Copy out the material below in full, but not its images.

Start COLLECTED MATERIAL

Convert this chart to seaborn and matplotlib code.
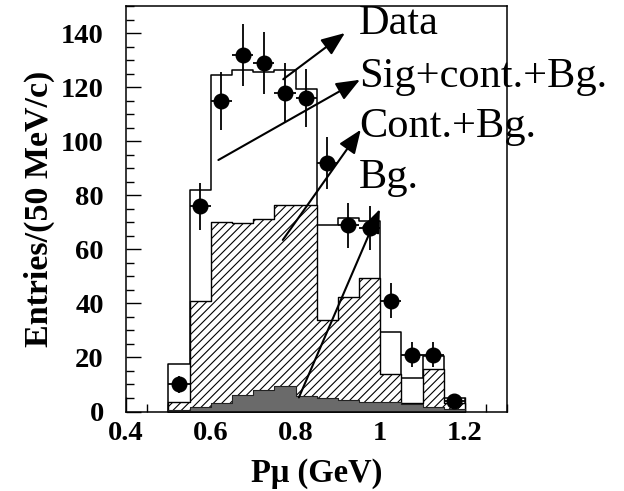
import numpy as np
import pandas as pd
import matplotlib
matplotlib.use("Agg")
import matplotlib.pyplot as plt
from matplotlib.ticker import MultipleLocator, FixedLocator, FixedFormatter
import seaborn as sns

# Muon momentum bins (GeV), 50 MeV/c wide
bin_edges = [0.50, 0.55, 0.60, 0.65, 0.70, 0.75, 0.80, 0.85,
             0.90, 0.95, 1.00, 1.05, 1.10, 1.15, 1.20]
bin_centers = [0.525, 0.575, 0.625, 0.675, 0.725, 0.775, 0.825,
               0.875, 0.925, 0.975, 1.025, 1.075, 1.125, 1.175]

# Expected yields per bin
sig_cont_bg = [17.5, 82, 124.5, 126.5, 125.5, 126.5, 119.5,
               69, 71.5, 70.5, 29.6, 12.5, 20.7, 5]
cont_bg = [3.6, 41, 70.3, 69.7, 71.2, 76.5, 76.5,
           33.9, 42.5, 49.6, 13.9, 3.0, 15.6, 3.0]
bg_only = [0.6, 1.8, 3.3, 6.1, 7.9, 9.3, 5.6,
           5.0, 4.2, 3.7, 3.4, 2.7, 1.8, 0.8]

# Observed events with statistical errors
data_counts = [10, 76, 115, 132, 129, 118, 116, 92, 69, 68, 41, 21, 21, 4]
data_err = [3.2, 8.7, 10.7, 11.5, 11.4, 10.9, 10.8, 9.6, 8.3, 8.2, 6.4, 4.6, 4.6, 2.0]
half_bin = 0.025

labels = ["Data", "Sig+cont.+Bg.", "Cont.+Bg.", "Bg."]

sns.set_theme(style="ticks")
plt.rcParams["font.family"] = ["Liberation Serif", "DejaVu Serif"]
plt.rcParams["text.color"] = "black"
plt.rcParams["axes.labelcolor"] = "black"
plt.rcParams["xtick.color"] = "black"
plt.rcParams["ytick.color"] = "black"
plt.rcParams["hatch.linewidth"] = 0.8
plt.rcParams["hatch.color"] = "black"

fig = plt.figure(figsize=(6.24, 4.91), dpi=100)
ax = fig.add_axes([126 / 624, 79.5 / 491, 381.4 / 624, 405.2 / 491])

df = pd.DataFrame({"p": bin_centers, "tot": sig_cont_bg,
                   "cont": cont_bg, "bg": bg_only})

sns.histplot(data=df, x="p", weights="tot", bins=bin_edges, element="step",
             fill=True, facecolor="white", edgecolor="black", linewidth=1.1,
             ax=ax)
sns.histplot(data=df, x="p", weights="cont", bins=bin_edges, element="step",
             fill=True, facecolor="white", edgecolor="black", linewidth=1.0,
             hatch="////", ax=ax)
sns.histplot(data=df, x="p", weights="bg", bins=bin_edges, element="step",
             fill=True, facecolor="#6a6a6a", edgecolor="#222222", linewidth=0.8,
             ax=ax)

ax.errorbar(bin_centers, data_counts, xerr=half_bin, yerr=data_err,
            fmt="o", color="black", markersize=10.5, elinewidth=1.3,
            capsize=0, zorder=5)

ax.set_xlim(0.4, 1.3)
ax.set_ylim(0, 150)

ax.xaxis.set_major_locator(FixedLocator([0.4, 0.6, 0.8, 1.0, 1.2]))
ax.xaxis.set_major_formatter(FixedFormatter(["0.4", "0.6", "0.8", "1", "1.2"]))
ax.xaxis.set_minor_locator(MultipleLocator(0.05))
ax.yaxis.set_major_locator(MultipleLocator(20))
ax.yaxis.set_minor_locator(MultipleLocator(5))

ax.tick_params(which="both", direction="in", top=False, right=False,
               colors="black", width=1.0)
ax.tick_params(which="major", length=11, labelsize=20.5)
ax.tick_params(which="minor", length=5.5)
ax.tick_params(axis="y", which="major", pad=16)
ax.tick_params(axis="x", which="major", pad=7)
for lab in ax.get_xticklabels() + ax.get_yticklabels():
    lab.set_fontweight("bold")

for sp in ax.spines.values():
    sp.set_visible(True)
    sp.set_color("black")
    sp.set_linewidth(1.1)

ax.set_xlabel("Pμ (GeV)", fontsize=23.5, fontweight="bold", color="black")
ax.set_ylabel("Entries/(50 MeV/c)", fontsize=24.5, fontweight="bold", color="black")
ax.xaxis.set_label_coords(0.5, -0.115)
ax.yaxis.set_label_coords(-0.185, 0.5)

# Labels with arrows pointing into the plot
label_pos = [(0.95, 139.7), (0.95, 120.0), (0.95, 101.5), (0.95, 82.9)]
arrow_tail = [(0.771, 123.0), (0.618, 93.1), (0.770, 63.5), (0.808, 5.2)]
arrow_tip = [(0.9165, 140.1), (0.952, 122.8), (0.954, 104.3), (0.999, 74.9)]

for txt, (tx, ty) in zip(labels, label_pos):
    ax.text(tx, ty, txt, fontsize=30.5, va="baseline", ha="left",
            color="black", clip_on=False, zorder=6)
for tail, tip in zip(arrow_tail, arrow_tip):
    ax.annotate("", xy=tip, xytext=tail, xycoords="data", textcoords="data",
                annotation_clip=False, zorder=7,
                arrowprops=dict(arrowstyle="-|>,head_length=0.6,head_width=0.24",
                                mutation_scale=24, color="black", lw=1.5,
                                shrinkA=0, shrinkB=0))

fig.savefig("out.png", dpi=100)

End COLLECTED MATERIAL

• FULL OUTPUT
Convert this chart to seaborn and matplotlib code.
import numpy as np
import pandas as pd
import matplotlib
matplotlib.use("Agg")
import matplotlib.pyplot as plt
from matplotlib.ticker import MultipleLocator, FixedLocator, FixedFormatter
import seaborn as sns

# Muon momentum bins (GeV), 50 MeV/c wide
bin_edges = [0.50, 0.55, 0.60, 0.65, 0.70, 0.75, 0.80, 0.85,
             0.90, 0.95, 1.00, 1.05, 1.10, 1.15, 1.20]
bin_centers = [0.525, 0.575, 0.625, 0.675, 0.725, 0.775, 0.825,
               0.875, 0.925, 0.975, 1.025, 1.075, 1.125, 1.175]

# Expected yields per bin
sig_cont_bg = [17.5, 82, 124.5, 126.5, 125.5, 126.5, 119.5,
               69, 71.5, 70.5, 29.6, 12.5, 20.7, 5]
cont_bg = [3.6, 41, 70.3, 69.7, 71.2, 76.5, 76.5,
           33.9, 42.5, 49.6, 13.9, 3.0, 15.6, 3.0]
bg_only = [0.6, 1.8, 3.3, 6.1, 7.9, 9.3, 5.6,
           5.0, 4.2, 3.7, 3.4, 2.7, 1.8, 0.8]

# Observed events with statistical errors
data_counts = [10, 76, 115, 132, 129, 118, 116, 92, 69, 68, 41, 21, 21, 4]
data_err = [3.2, 8.7, 10.7, 11.5, 11.4, 10.9, 10.8, 9.6, 8.3, 8.2, 6.4, 4.6, 4.6, 2.0]
half_bin = 0.025

labels = ["Data", "Sig+cont.+Bg.", "Cont.+Bg.", "Bg."]

sns.set_theme(style="ticks")
plt.rcParams["font.family"] = ["Liberation Serif", "DejaVu Serif"]
plt.rcParams["text.color"] = "black"
plt.rcParams["axes.labelcolor"] = "black"
plt.rcParams["xtick.color"] = "black"
plt.rcParams["ytick.color"] = "black"
plt.rcParams["hatch.linewidth"] = 0.8
plt.rcParams["hatch.color"] = "black"

fig = plt.figure(figsize=(6.24, 4.91), dpi=100)
ax = fig.add_axes([126 / 624, 79.5 / 491, 381.4 / 624, 405.2 / 491])

df = pd.DataFrame({"p": bin_centers, "tot": sig_cont_bg,
                   "cont": cont_bg, "bg": bg_only})

sns.histplot(data=df, x="p", weights="tot", bins=bin_edges, element="step",
             fill=True, facecolor="white", edgecolor="black", linewidth=1.1,
             ax=ax)
sns.histplot(data=df, x="p", weights="cont", bins=bin_edges, element="step",
             fill=True, facecolor="white", edgecolor="black", linewidth=1.0,
             hatch="////", ax=ax)
sns.histplot(data=df, x="p", weights="bg", bins=bin_edges, element="step",
             fill=True, facecolor="#6a6a6a", edgecolor="#222222", linewidth=0.8,
             ax=ax)

ax.errorbar(bin_centers, data_counts, xerr=half_bin, yerr=data_err,
            fmt="o", color="black", markersize=10.5, elinewidth=1.3,
            capsize=0, zorder=5)

ax.set_xlim(0.4, 1.3)
ax.set_ylim(0, 150)

ax.xaxis.set_major_locator(FixedLocator([0.4, 0.6, 0.8, 1.0, 1.2]))
ax.xaxis.set_major_formatter(FixedFormatter(["0.4", "0.6", "0.8", "1", "1.2"]))
ax.xaxis.set_minor_locator(MultipleLocator(0.05))
ax.yaxis.set_major_locator(MultipleLocator(20))
ax.yaxis.set_minor_locator(MultipleLocator(5))

ax.tick_params(which="both", direction="in", top=False, right=False,
               colors="black", width=1.0)
ax.tick_params(which="major", length=11, labelsize=20.5)
ax.tick_params(which="minor", length=5.5)
ax.tick_params(axis="y", which="major", pad=16)
ax.tick_params(axis="x", which="major", pad=7)
for lab in ax.get_xticklabels() + ax.get_yticklabels():
    lab.set_fontweight("bold")

for sp in ax.spines.values():
    sp.set_visible(True)
    sp.set_color("black")
    sp.set_linewidth(1.1)

ax.set_xlabel("Pμ (GeV)", fontsize=23.5, fontweight="bold", color="black")
ax.set_ylabel("Entries/(50 MeV/c)", fontsize=24.5, fontweight="bold", color="black")
ax.xaxis.set_label_coords(0.5, -0.115)
ax.yaxis.set_label_coords(-0.185, 0.5)

# Labels with arrows pointing into the plot
label_pos = [(0.95, 139.7), (0.95, 120.0), (0.95, 101.5), (0.95, 82.9)]
arrow_tail = [(0.771, 123.0), (0.618, 93.1), (0.770, 63.5), (0.808, 5.2)]
arrow_tip = [(0.9165, 140.1), (0.952, 122.8), (0.954, 104.3), (0.999, 74.9)]

for txt, (tx, ty) in zip(labels, label_pos):
    ax.text(tx, ty, txt, fontsize=30.5, va="baseline", ha="left",
            color="black", clip_on=False, zorder=6)
for tail, tip in zip(arrow_tail, arrow_tip):
    ax.annotate("", xy=tip, xytext=tail, xycoords="data", textcoords="data",
                annotation_clip=False, zorder=7,
                arrowprops=dict(arrowstyle="-|>,head_length=0.6,head_width=0.24",
                                mutation_scale=24, color="black", lw=1.5,
                                shrinkA=0, shrinkB=0))

fig.savefig("out.png", dpi=100)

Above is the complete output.